Musical Form - More Recent Developments

More Recent Developments

A common idea is the depth of layers of form necessary for complexity, in which foregrounded detail events occur against a more structural background, as in Schenkerian analysis. Composer and music theorist Professor Fred Lerdahl, among others, argues that popular music lacks the structural complexity of multiple structural layers and thus lacks depth. However, Lerdahl's theories explicitly exclude associational details which are used to help articulate form in popular music; the theories of which are analyzed in music theorist and musicologist Allen Forte's book, The Structure of Atonal Music.

Western classical music is the apodigm of the extensional form of musical construction. Theme and variations, counterpoint, tonality (as used in classical composition) are all devices that build diachronically and synchronically outwards from basic musical atoms. The complex is created by combination of the simple, which remains discrete and unchanged in the complex unity...If those critics who maintain the greater complexity of classical music specified that they had in mind this extensional development, they would be quite correct...Rock however follows, like many non-European musics, the path of intensional development. In this mode of construction, the basic musical units (played/sung notes) are not combined through space and time as simple elements into complex structures. The simple entity is that constituted by the parameters of melody, harmony, and beat, while the complex is built up by modulation of the basic notes, and by inflexion of the basic beat. All existing genres and sub-types of the Afro-American tradition show various forms of combined intensional and extensional development. —Chester 1970, p.78-9

Similarly, Middleton maintains that "syntactic music" is centered on notation and "the hierarchic organization of quasilinguistic elements and their putting together (com-position) in line with systems of norms, expectations, surprises, tensions and resolutions. The resulting aesthetic is one of 'embodied meaning.'" on the other hand, non-notated music and performance "foreground process and are concerned with gesture, physical feel, the immediate moment, improvisation; the resulting aesthetic is one of 'engendered feeling' and is unsuited to the application of 'syntactic' criteria."

Connection and contrast may be achieved in new ways. Procedures of connection include: gradation, amalgamation, and dissolution. Procedures of contrast include: stratification, juxtaposition, and interpolation.
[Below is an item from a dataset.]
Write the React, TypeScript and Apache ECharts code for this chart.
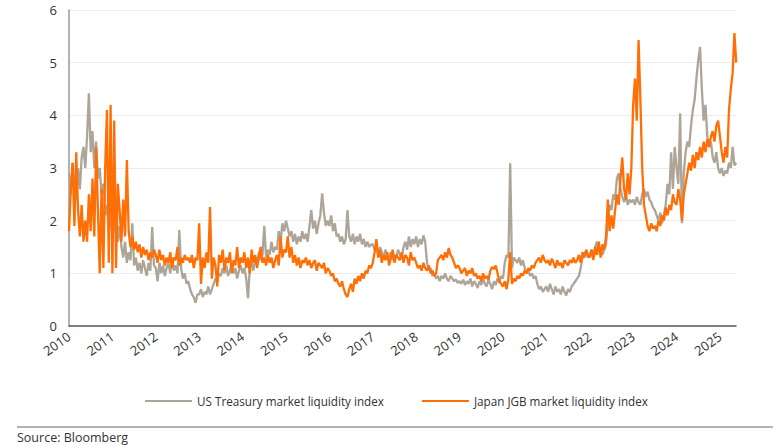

Especially recently, more segmented approaches have been taken through the use of stratification, superimposition, juxtaposition, interpolation, and other interruptions and simultaneities. Examples include the postmodern "block" technique used by composers such as John Zorn, where rather than organic development, one follows separate units in various combinations. These techniques may be used to create contrast to the point of disjointed chaotic textures, or, through repetition and return and transitional procedures such as dissolution, amalgamation, and gradation, may create connectedness and unity. Composers have also made more use of open forms such as produced by aleatoric devices and other chance procedures, improvisation, and some processes.